Recipe: Masoor Biryani
Masoor Biryani

This recipe from The Veggie Kitchen was the winner of Tilda Basmati rice competition. This delicious biryani combines a lentil curry with fragrant jeera rice. A filling dish served on it's own or as an accompiment.


1 cup boiled masoor 

3 cloves garlic 

3-tbsp oil 

1 small  onion diced 

1 tsp ginger paste 

10 curry leaves 

½  cup  yoghurt 

1 tsp chilli paste

2 tbsp fresh coconut

Ingredients for the rice

1 cup uncooked rice

salt to taste

2 cups hot water

2 tbsp oil

1 tsp cumin seeds 


Ingredients for dry masala

½ tsp cumin seeds

1 tsp dry coriander seeds

4 black pepper corns

1 sticks cinnamon

1 tsp kus-kus

2  cloves

1 red chillies

2 tsp aniseeds


2 small onion thinly sliced

2 tsp sugar

1 tbsp oil

Fresh coriander

Method for rice

1.     Soak the rice for 30 minutes.

2.     Heat the oil and add cumin seeds and fry rice without water for 2 minutes.  Add salt to taste.  Add 2 cups of water and boil.  Once it starts to boil, lower the heat and reduce the heat and cover the pan and cook till the time the water has absorbed.  Switch off the heat and after 5 minutes mix with a fork to separate each grain of rice and let it cool. 

Method for dry masala

1.     Dry roast the spices till aromatic and let it cool and grind in the coffee grinder. 

Method for masoor curry

1.     Boil the masoor and drain out the water if any left. 

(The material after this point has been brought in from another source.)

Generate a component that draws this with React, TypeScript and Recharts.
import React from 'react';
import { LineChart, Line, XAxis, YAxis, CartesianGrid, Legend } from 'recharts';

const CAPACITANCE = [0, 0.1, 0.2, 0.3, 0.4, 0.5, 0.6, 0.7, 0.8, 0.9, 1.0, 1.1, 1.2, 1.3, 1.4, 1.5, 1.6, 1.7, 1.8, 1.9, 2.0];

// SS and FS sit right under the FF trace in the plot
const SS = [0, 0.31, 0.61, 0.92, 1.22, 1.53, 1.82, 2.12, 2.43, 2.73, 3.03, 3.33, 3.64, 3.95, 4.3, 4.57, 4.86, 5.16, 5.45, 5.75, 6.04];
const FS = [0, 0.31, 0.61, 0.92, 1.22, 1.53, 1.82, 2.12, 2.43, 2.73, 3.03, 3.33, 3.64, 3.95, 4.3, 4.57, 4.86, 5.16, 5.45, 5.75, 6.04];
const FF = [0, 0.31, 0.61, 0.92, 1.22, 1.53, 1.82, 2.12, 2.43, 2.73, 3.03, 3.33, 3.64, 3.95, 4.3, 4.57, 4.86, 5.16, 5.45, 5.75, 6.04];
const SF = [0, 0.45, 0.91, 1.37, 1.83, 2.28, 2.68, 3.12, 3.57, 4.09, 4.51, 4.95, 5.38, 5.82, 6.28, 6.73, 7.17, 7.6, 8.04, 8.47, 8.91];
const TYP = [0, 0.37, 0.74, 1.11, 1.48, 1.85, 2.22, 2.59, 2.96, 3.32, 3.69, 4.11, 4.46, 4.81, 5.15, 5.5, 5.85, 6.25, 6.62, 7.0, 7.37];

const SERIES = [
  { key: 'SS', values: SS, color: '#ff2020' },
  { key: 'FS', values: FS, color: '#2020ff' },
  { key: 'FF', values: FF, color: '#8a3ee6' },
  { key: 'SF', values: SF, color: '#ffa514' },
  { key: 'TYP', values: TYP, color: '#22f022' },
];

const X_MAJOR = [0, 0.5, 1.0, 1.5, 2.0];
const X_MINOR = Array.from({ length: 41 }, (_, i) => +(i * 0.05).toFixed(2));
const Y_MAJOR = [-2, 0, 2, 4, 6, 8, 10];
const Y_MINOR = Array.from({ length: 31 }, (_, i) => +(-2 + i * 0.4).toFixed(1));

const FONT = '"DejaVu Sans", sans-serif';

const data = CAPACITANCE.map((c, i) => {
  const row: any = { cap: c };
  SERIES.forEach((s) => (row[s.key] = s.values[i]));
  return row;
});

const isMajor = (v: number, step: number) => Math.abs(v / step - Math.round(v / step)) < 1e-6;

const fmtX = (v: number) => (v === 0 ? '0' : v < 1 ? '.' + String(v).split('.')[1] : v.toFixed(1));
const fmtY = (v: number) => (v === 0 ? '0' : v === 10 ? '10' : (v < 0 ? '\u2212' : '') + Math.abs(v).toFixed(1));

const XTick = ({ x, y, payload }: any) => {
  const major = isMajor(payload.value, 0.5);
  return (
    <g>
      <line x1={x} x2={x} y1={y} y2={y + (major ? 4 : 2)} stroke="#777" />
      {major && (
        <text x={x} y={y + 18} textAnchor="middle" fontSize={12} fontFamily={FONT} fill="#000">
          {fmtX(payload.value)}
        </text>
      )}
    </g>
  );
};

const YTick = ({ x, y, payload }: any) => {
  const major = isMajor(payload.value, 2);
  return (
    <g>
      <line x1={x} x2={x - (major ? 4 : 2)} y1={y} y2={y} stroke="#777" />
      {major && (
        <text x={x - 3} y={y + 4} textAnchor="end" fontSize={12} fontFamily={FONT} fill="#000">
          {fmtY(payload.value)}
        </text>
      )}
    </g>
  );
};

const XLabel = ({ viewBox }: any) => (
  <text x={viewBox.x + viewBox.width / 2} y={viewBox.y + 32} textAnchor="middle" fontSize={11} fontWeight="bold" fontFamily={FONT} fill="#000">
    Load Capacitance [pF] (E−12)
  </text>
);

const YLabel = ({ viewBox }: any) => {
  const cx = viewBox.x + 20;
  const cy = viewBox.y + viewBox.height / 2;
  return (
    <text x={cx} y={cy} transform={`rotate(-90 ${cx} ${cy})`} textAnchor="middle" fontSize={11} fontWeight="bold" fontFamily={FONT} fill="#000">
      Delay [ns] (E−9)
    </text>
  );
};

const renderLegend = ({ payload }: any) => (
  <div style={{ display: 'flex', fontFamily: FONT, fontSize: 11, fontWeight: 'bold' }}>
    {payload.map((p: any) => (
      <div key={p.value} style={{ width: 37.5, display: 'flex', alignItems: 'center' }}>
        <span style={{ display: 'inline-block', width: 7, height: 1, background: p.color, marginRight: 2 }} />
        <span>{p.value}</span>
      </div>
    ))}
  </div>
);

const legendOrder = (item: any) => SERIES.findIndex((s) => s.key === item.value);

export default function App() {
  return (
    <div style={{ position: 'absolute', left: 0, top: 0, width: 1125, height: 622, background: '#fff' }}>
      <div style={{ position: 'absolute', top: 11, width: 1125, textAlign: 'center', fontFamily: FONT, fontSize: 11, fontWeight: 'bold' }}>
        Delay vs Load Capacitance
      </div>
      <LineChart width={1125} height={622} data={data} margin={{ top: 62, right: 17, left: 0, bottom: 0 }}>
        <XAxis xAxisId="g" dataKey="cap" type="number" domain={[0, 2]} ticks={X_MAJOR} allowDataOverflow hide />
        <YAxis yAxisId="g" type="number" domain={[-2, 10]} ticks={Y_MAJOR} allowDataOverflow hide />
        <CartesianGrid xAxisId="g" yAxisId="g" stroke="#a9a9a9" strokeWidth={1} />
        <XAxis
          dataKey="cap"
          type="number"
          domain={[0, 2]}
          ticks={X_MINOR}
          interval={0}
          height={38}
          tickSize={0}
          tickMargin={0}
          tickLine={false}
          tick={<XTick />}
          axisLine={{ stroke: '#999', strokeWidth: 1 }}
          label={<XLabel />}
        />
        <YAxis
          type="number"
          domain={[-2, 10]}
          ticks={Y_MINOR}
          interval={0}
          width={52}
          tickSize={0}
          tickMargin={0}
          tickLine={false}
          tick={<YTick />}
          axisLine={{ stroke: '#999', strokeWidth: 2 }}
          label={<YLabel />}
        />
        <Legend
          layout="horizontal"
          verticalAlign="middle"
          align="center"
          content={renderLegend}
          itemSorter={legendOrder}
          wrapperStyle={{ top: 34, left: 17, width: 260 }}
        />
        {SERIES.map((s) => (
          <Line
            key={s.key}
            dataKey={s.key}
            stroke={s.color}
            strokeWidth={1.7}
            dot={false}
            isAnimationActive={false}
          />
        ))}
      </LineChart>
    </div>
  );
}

2.     Heat the oil and add curry leaves and add onion and cook till soft. Add ginger, chilli and garlic paste and cook for a minute.  Add yoghurt, sugar, salt and fresh coconut and dry masala and cook for 3-4 minutes.  Add boiled masoor and cook for 3-4 minutes for masala to mix. At this stage you can alter the taste to your liking. 

How to proceed

1.    In an ovenproof dish apply ghee on bottom and spread half the rice and than make a layer of masoor curry and alternate this till the time rice and curry is utilised. 
2.   Cover the dish with foil and cook in oven for 10 minutes. 
3.   Mix oil, onion and sugar in a frying pan and cook on low heat till the time onion is caramelised. 
4.   Garnish the biryani with onion and coriander before serving.